■ **WRITTEN REQUEST**
Leaving out every picture, copy the lines of the data exactly, from the first through the line containing "raundýpi 2391.5 m</div>".

☆ ☆ ☆ ☆

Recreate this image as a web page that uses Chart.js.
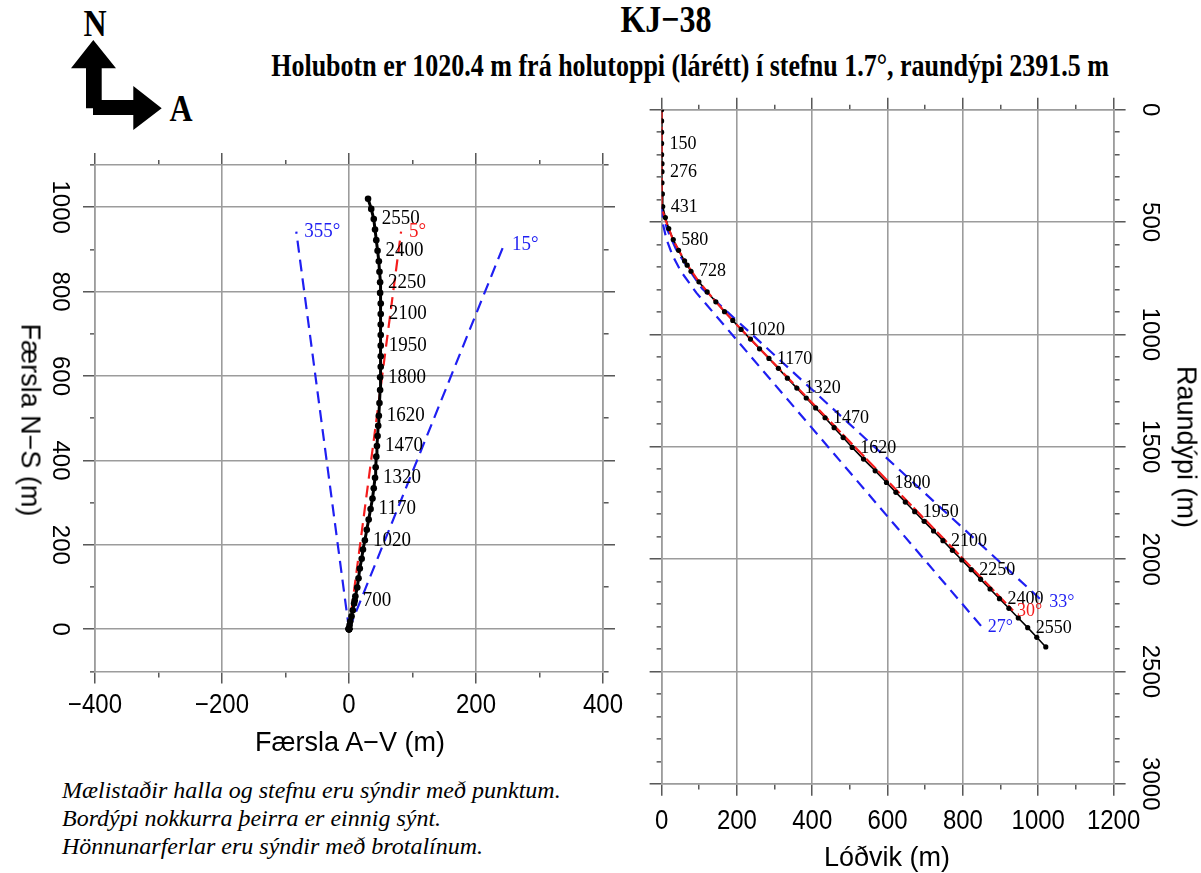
<!DOCTYPE html>
<html>
<head>
<meta charset="utf-8">
<script src="https://cdn.jsdelivr.net/npm/chart.js@4/dist/chart.umd.min.js"></script>
<style>
  html, body { margin: 0; padding: 0; background: #fff; }
  body { width: 1201px; height: 873px; position: relative; overflow: hidden; font-family: "Liberation Sans", Arial, sans-serif; color: #000; }
  .t { position: absolute; white-space: nowrap; line-height: 1; }
  .c { transform: translate(-50%, -50%); }
  .s { transform: translate(-50%, -50%) scaleY(1.18); }
  .r { transform: translate(-50%, -50%) rotate(90deg); }
  canvas { position: absolute; }
</style>
</head>
<body>
<svg style="position:absolute;left:0;top:0" width="200" height="140">
  <polygon fill="#000" points="93.3,40 116,68.3 101.7,68.3 101.7,100 133.3,100 133.3,86 161.7,108.3 133.3,130 133.3,115 93,115 93,108.3 86,108.3 86,68.3 71,68.3"/>
</svg>
<div class="t s" style="left:95px;top:24px;font:bold 32px 'Liberation Serif',serif">N</div>
<div class="t s" style="left:181px;top:109px;font:bold 32px 'Liberation Serif',serif">A</div>
<div class="t s" style="left:666px;top:20px;font:bold 32px 'Liberation Serif',serif">KJ−38</div>
<div class="t s" style="left:690px;top:67px;font:bold 26px 'Liberation Serif',serif">Holubotn er 1020.4 m frá holutoppi (lárétt) í stefnu 1.7°, raundýpi 2391.5 m</div>

<canvas id="plan" width="640" height="600" style="left:0;top:140px"></canvas>
<canvas id="section" width="581" height="813" style="left:620px;top:60px"></canvas>

<div class="t c" style="left:350px;top:742px;font-size:27px">Færsla A−V (m)</div>
<div class="t r" style="left:30px;top:420px;font-size:27px">Færsla N−S (m)</div>
<div class="t c" style="left:887px;top:857px;font-size:27px">Lóðvik (m)</div>
<div class="t r" style="left:1186px;top:447px;font-size:27px">Raundýpi (m)</div>

<div class="t" style="left:62px;top:776px;font:italic 24px/28px 'Liberation Serif',serif">Mælistaðir halla og stefnu eru sýndir með punktum.<br>Bordýpi nokkurra þeirra er einnig sýnt.<br>Hönnunarferlar eru sýndir með brotalínum.</div>

<script>
// ---------------- DATA ----------------
// Survey stations (measured depth, m)
const stationMD = [0,50,100,150,200,240,276,325,375,431,480,530,580,630,680,700,728,780,830,880,930,975,1020,1070,1120,1170,1220,1270,1320,1370,1420,1470,1520,1570,1620,1680,1740,1800,1850,1900,1950,2000,2050,2100,2150,2200,2250,2300,2350,2400,2450,2500,2550,2600,2650];
// Vertical section: true vertical depth (Raundýpi) and horizontal distance (Lóðvik)
const stationTVD = [0,50,100,150,200,240,276,325,375,431,480,529,578,626,673,692,719,766,811,855,899,938,978,1021,1064,1107,1151,1195,1239,1283,1327,1371,1415,1459,1503,1555,1607,1659,1703,1746,1789,1832,1875,1918,1961,2004,2047,2090,2133,2176,2219,2262,2305,2348,2391];
const stationDisp = [0,0,0,0,0,1,1,1,2,3,10,19,31,45,61,68,78,99,121,144,167,189,211,236,260,285,310,334,359,384,409,434,458,482,506,536,567,597,622,647,672,697,722,747,772,797,822,847,872,897,922,947,972,996,1020];
// Plan view: east (Færsla A-V) and north (Færsla N-S)
const stationEast = [0,0,0,0,0,0,0,0,0,0,1,2,4,6,8,9,10,13,15,17,20,22,25,28,31,34,37,39,41,42,43,44,45,46,47,48,49,49,50,50,50,50,50,50,50,49,49,48,47,45,43,41,39,35,30];
const stationNorth = [0,0,0,0,0,1,1,1,2,3,10,19,31,45,61,68,78,99,121,144,167,189,211,236,260,285,310,334,359,384,409,434,458,482,506,536,567,597,622,647,672,697,722,747,772,797,822,847,872,897,922,947,972,996,1020];

// Depth labels shown beside stations
const planLabelMD = [700,1020,1170,1320,1470,1620,1800,1950,2100,2250,2400,2550];
const sectionLabelMD = [150,276,431,580,728,1020,1170,1320,1470,1620,1800,1950,2100,2250,2400,2550];

// Plan-view design directions (from wellhead)
const planFanText = ['355°','5°','15°'];
const planFanEndEast = [-83, 82, 244];
const planFanEndNorth = [942, 942, 911];

// Vertical-section design curves
const designDisp = [0,0,8,30,61,99,144,189,236,933];
const designTVD  = [0,431,480,578,673,766,855,938,1021,2229];
const upperDisp = [0,14,38,70,108,1013];
const upperTVD  = [431,530,620,705,797,2190];
const lowerDisp = [0,3,13,29,51,92,850];
const lowerTVD  = [431,505,577,649,719,814,2301];
const designText = '30°', upperText = '33°', lowerText = '27°';

// Tick labels
const planXTicks = [-400,-200,0,200,400];
const planYTicks = [0,200,400,600,800,1000];
const sectionXTicks = [0,200,400,600,800,1000,1200];
const sectionYTicks = [0,500,1000,1500,2000,2500,3000];

// ---------------- STYLE / HELPERS ----------------
const GRID = '#9c9c9c', TICK = '#3c3c3c', BLUE = '#1f1ff2', RED = '#f41c1c';
const SANS_TICK = '24px "Liberation Sans", Arial, sans-serif';
const SERIF_PLAN = '19px "Liberation Serif", "Times New Roman", serif';
const SERIF_SEC = '18px "Liberation Serif", "Times New Roman", serif';

function fmt(v) { return v < 0 ? '\u2212' + Math.abs(v) : String(v); }
function pts(xs, ys) { return xs.map((v, i) => ({x: v, y: ys[i]})); }
function label(ctx, s, x, y, font, color, align, rot, sy) {
  ctx.save();
  ctx.font = font; ctx.fillStyle = color; ctx.textAlign = align; ctx.textBaseline = 'middle';
  ctx.translate(x, y);
  if (sy) ctx.scale(1, sy);
  if (rot) ctx.rotate(rot);
  ctx.fillText(s, 0, 0);
  ctx.restore();
}
function axis(pos, min, max, step, major, size, onArea, reverse) {
  const fromEdge = (pos === 'bottom' || pos === 'right');
  const isMajor = c => c.tick && (c.tick.value % major === 0);
  return {
    type: 'linear', position: pos, min: min, max: max, reverse: !!reverse,
    ticks: { display: false, stepSize: step },
    grid: {
      drawOnChartArea: onArea, drawTicks: true, tickLength: 12,
      color: c => isMajor(c) ? GRID : 'rgba(0,0,0,0)',
      lineWidth: 1.6, tickColor: TICK, tickWidth: 1.3,
      tickBorderDash: c => isMajor(c) ? [] : (fromEdge ? [5, 60] : [0, 7, 5, 60])
    },
    border: { display: true, color: GRID, width: 1.6 },
    afterFit: s => { if (s.isHorizontal()) s.height = size; else s.width = size; }
  };
}
const common = { responsive: false, animation: false, devicePixelRatio: 1, layout: { padding: 0 },
  plugins: { legend: { display: false }, tooltip: { enabled: false } } };

// ---------------- PLAN VIEW ----------------
const planText = {
  id: 'planText',
  afterDraw(chart) {
    const ctx = chart.ctx, x = chart.scales.x, y = chart.scales.y;
    planXTicks.forEach(v => label(ctx, fmt(v), x.getPixelForValue(v), 566, SANS_TICK, '#000', 'center', 0, 1.12));
    planYTicks.forEach(v => label(ctx, fmt(v), 60, y.getPixelForValue(v), SANS_TICK, '#000', 'center', Math.PI / 2));
    planLabelMD.forEach(md => {
      const i = stationMD.indexOf(md);
      label(ctx, String(md), x.getPixelForValue(stationEast[i]) + 8, y.getPixelForValue(stationNorth[i]), SERIF_PLAN, '#000', 'left', 0, 1.08);
    });
    planFanText.forEach((t, i) => label(ctx, t, x.getPixelForValue(planFanEndEast[i]) + 8,
      y.getPixelForValue(planFanEndNorth[i]), SERIF_PLAN, i === 1 ? RED : BLUE, 'left', 0, 1.08));
  }
};
const planDatasets = planFanText.map((t, i) => ({
  data: pts([0, planFanEndEast[i]], [0, planFanEndNorth[i]]),
  showLine: true, borderColor: i === 1 ? RED : BLUE, borderWidth: 2.2, borderDash: [12, 7],
  pointRadius: 0, order: 3
}));
planDatasets.push({
  data: pts(stationEast, stationNorth), showLine: true, borderColor: '#000', borderWidth: 3,
  pointRadius: 3.3, pointBackgroundColor: '#000', pointBorderWidth: 0, order: 1
});
new Chart(document.getElementById('plan'), {
  type: 'scatter',
  data: { datasets: planDatasets },
  options: Object.assign({}, common, {
    scales: {
      x: axis('bottom', -400, 400, 100, 200, 68.5, true),
      x2: axis('top', -400, 400, 100, 200, 25, false),
      y: axis('left', -100, 1100, 100, 200, 95, true),
      y2: axis('right', -100, 1100, 100, 200, 37, false)
    }
  }),
  plugins: [planText]
});

// ---------------- VERTICAL SECTION ----------------
const sectionText = {
  id: 'sectionText',
  afterDraw(chart) {
    const ctx = chart.ctx, x = chart.scales.x, y = chart.scales.y;
    sectionXTicks.forEach(v => label(ctx, fmt(v), x.getPixelForValue(v), 762, SANS_TICK, '#000', 'center', 0, 1.12));
    sectionYTicks.forEach(v => label(ctx, fmt(v), 530, y.getPixelForValue(v), SANS_TICK, '#000', 'center', Math.PI / 2));
    sectionLabelMD.forEach(md => {
      const i = stationMD.indexOf(md);
      label(ctx, String(md), x.getPixelForValue(stationDisp[i]) + 8, y.getPixelForValue(stationTVD[i]), SERIF_SEC, '#000', 'left', 0, 1.08);
    });
    const end = (xs, ys) => [x.getPixelForValue(xs[xs.length - 1]), y.getPixelForValue(ys[ys.length - 1])];
    let p = end(upperDisp, upperTVD); label(ctx, upperText, p[0] + 6, p[1], SERIF_SEC, BLUE, 'left', 0, 1.08);
    p = end(lowerDisp, lowerTVD); label(ctx, lowerText, p[0] + 6, p[1], SERIF_SEC, BLUE, 'left', 0, 1.08);
    p = end(designDisp, designTVD); label(ctx, designText, p[0] + 4, p[1], SERIF_SEC, RED, 'left', 0, 1.08);
  }
};
new Chart(document.getElementById('section'), {
  type: 'scatter',
  data: { datasets: [
    { data: pts(upperDisp, upperTVD), showLine: true, borderColor: BLUE, borderWidth: 2.2, borderDash: [11, 7], pointRadius: 0, order: 5 },
    { data: pts(lowerDisp, lowerTVD), showLine: true, borderColor: BLUE, borderWidth: 2.2, borderDash: [11, 7], pointRadius: 0, order: 5 },
    { data: pts(stationDisp, stationTVD), showLine: true, borderColor: '#000', borderWidth: 1.6, pointRadius: 0, order: 4 },
    { data: pts(designDisp, designTVD), showLine: true, borderColor: RED, borderWidth: 2.2, borderDash: [14, 3], pointRadius: 0, order: 3 },
    { data: pts(stationDisp, stationTVD), showLine: false, pointRadius: 2.6, pointBackgroundColor: '#000', pointBorderWidth: 0, order: 1 }
  ] },
  options: Object.assign({}, common, {
    scales: {
      x: axis('bottom', 0, 1200, 100, 200, 89.2, true),
      x2: axis('top', 0, 1200, 100, 200, 49.7, false),
      y: axis('left', 0, 3000, 100, 500, 41.6, true, true),
      y2: axis('right', 0, 3000, 100, 500, 87.4, false, true)
    }
  }),
  plugins: [sectionText]
});
</script>
</body>
</html>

☆ ☆ ☆ ☆

■ **TASK ANSWER**
Recreate this image as a web page that uses Chart.js.
<!DOCTYPE html>
<html>
<head>
<meta charset="utf-8">
<script src="https://cdn.jsdelivr.net/npm/chart.js@4/dist/chart.umd.min.js"></script>
<style>
  html, body { margin: 0; padding: 0; background: #fff; }
  body { width: 1201px; height: 873px; position: relative; overflow: hidden; font-family: "Liberation Sans", Arial, sans-serif; color: #000; }
  .t { position: absolute; white-space: nowrap; line-height: 1; }
  .c { transform: translate(-50%, -50%); }
  .s { transform: translate(-50%, -50%) scaleY(1.18); }
  .r { transform: translate(-50%, -50%) rotate(90deg); }
  canvas { position: absolute; }
</style>
</head>
<body>
<svg style="position:absolute;left:0;top:0" width="200" height="140">
  <polygon fill="#000" points="93.3,40 116,68.3 101.7,68.3 101.7,100 133.3,100 133.3,86 161.7,108.3 133.3,130 133.3,115 93,115 93,108.3 86,108.3 86,68.3 71,68.3"/>
</svg>
<div class="t s" style="left:95px;top:24px;font:bold 32px 'Liberation Serif',serif">N</div>
<div class="t s" style="left:181px;top:109px;font:bold 32px 'Liberation Serif',serif">A</div>
<div class="t s" style="left:666px;top:20px;font:bold 32px 'Liberation Serif',serif">KJ−38</div>
<div class="t s" style="left:690px;top:67px;font:bold 26px 'Liberation Serif',serif">Holubotn er 1020.4 m frá holutoppi (lárétt) í stefnu 1.7°, raundýpi 2391.5 m</div>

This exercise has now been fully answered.